Explosions In The Sky in Vicar Street, Dublin, on April 20th 2016

Surely this is one of the last gigs you would expect to see that hoary old concert cliché – the lighter in the air – rolled out at a moment of high emotion, but there it is; lone and aloft as instrumental post rockers Explosions In The Sky come towards the end of their Vicar Street performance. Their last visit to the Dublin 8 venue was back in 2011 off the back of ‘Take Care, Take Care, Take Care’, and now it’s the turn of their seventh, ‘The Wilderness’, to have its live routing.

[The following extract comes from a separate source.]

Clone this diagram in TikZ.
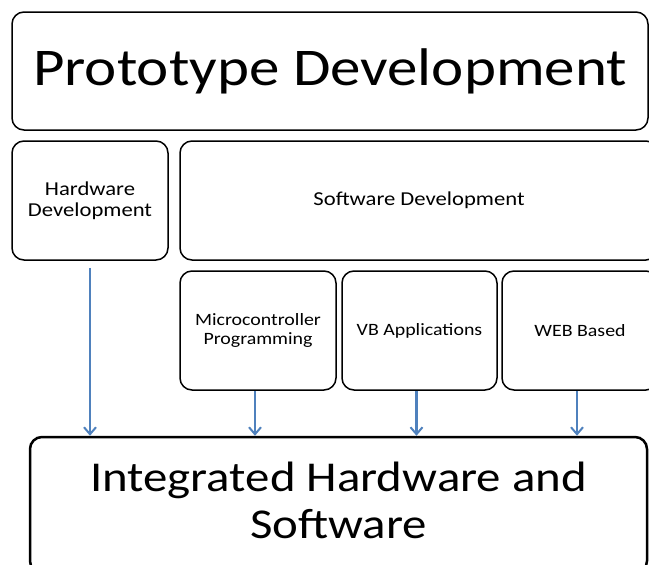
\documentclass[tikz,border=0pt]{standalone}
\usepackage{fontspec}
\setmainfont[FakeStretch=1.15]{Carlito}
\usetikzlibrary{arrows.meta}
\definecolor{arrowblue}{HTML}{4F81BD}

\begin{document}
\begin{tikzpicture}[x=1pt,y=-1pt,
		box/.style={draw,line width=1.5pt,rounded corners=12pt,align=center,inner sep=0pt},
		small/.style={box,minimum width=155pt,minimum height=119pt,font=\fontsize{19.7}{21.5}\selectfont},
		leaf/.style={small,font=\fontsize{17.3}{19.5}\selectfont},
		arr/.style={draw=arrowblue,line width=2.6pt,-{Straight Barb[length=7pt,width=12pt,line width=2pt]}}]
		\useasboundingbox (0,0) rectangle (649,565);
		\node[box,minimum width=636pt,minimum height=118pt,font=\fontsize{53}{60}\selectfont] (proto) at (330,71) {Prototype Development};
		\node[small,minimum width=156pt] (hw) at (90,200.5) {Hardware\\Development};
		\node[small,minimum width=478pt] (sw) at (419,200.5) {Software Development};
		\node[leaf,minimum width=156pt] (micro) at (258,330.5) {Microcontroller\\Programming};
		\node[leaf] (vb) at (419.5,330.5) {VB Applications};
		\node[leaf,minimum width=156pt] (web) at (580,330.5) {WEB Based};
		\node[box,line width=2.5pt,minimum width=617pt,minimum height=136pt] (integ) at (338.5,505) {};
		\node[align=center,font=\fontsize{42.5}{47}\selectfont] (integtext) at (338.5,500) {Integrated Hardware and\\Software};
		\draw[arr,shorten <=7pt] (hw.south) -- (hw.south |- integ.north);
		\foreach \b in {micro,vb,web}
			\draw[arr] ([xshift=-3pt]\b.south) -- ([xshift=-3pt]\b.south |- integ.north);
	\end{tikzpicture}
\end{document}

Bear with us as we try to play some new songs” guitarist Mark Smith asks of the crowd, as strobe flares pulse in unison with the heartbeat of a synth, silhouetting the five men onstage as they broach the sonic event horizon. Two strips run along the front and rear of the stage, an ingenious device that encases the band in shafts of light, surrounding them as if playing behind the bars of a translucent cage. As the church organ motif dissipates, Smith sways behind his synth, legs sprawled, while Munaf Rayani at the opposite side kneels at his pedals, generating the morass of noise that will typify the night. Suddenly, the light effect drops at the end, removing the illusory barrier to fully release the players.

It’s an almost unbroken set, an almost full venue, and the band – still fresh at the start of the tour – is fighting fit. With the stage now encased within a box of red light, Smith bangs the body of his guitar off the ground while both Michael James and the band’s additional touring musician wield bass guitars – not for the last time during the set – a rumbling dual menace in the low end heft stakes. With Tired Eyes, Tired Minds, Tired Souls, We Slept seems a brief respite in the set – amid the occasional moment of silence – despite the abrasive pedal effects that bookend it.

James assumes sole bass duties for Disintegration Anxiety before the set almost takes a faux disco slant, all chiming guitars and synths and pulsating rainbow lighting. The latter section, though, is where things become most dense, and with those spaced intro chords of Logic of a Dream trampled by the rumbling floor toms of Chris Hrasky the band seem to physically draw that bit closer to one another towards the climax.

The quintet begins Memorial cloaked in stage smoke, a slow build. The solitary flame appears in the crowd; a moment of mirth…how could it not be? As the song climbs to its noisy crescendo, each man slashes their strings with upraised arms, four guitars; a final punishing hammer of the chords. There’s no encore. There’s no need for one. That was as densely packed a set as a band should deliver – seamless and sure-footed, and gloriously loud.